Aymeric dit goûter sans remords son oisiveté. Je l’approuve, tout en l’enviant.
Nous nous rendons ensuite au restaurant où j’ai réservé.
Aymeric, alors que nous passons rue Solferino, plaisante à propos du siège du parti socialiste, que, me dit-il, je vois pour la dernière fois [il ne croit pas si bien dire, apprendrai-je bientôt, puisque, depuis, après sa déroute électorale, le PS envisage d’émigrer vers un quartier « plus populaire », tout en espérant, entre autres gestes symboliques, se refonder…]. Nous parlons alors des élections.
Il me fait part de sa détestation du candidat de droite qu’éclabousse le scandale des emplois fictifs — détestation que je partage, sans que je sois certain de m’accorder autant qu’avec N*** la veille avec Aymeric ; je reste prudemment sur mon quant-à-moi, ayant horreur de débattre de sujets politiques, les dernières escarmouches en date remontant à je ne sais quelle conversation avec Duncan, quand bien même ne me semble pas possible qu’il y ait entre Aymeric et moi de pareilles dissensions…
Le dîner est vite servi. Cela tient sans doute à la rapidité de la mise en œuvre de ce que nous avons choisi : le plat qu’on me sert est peu copieux, mais le service, très aimable, et le dessert (un cheese-cake aux myrtilles et citron vert) compensent cela. Nous accompagnons le repas d’un vin à la ficelle.
Il n’est donc pas si tard. Nous retournons dans ce bar au pied de Montparnasse où Duncan avait insolemment dragué le serveur, un dénommé Pascal si ma mémoire est bonne.
Nous poursuivons nos causeries. Nous évoquons nos mères respectives et leur pathologie proprement catastrophale. Aymeric va souvent en Bretagne voir la sienne et il ne peut s'empêcher de constater d’incessantes dégradations de son état. Il me parle de pertes de mémoire chez elle comme autant de continents effondrés. A la lueur de ces Atlantides erratiques, le constat de nos propres fondrières nous inquiète (évidemment) — et les ravages de l’âge, en général. La mère d’Aymeric demeure néanmoins seule chez elle et elle conduit encore (sur des itinéraires invariables et courts).

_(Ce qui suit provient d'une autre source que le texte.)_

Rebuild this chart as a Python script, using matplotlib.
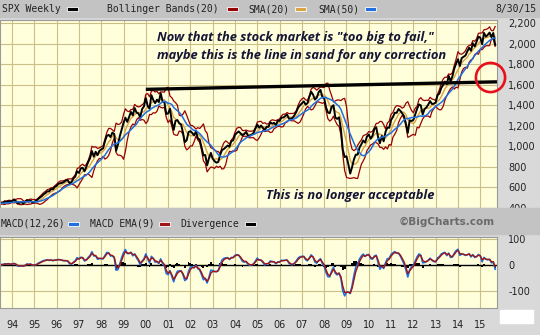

Il me dit ne jamais revenir dans le quartier où il travaillait naguère…
[Entre autres sujets depuis oubliés,] nous parlons de livres, de ceux Michel Houellebecq notamment [et je me demande désormais ce que nous en avons dit, mais je crois que nous étions d’accord…].
* * *
Je recevrai un SMS le lendemain matin, auquel je répondrai en renchérissant sur des noms tombés dans des oubliettes du souvenir, et cherchés en vain alors que nous conversions, sans doute en allant du musée Maillol à l’Orangerie, Aymeric me fournissant en retour comme sésame mémoriel Amadeo de Souza-Cardoso (dont il avait vu une exposition au Grand-Palais) — tandis que je ne pouvais que déplorer que ma mémoire n’a pas retenu son nom à quelques semaines d’intervalle ! [ni non plus depuis d’ailleurs : ajout du 7 septembre 2017, date de la retranscription].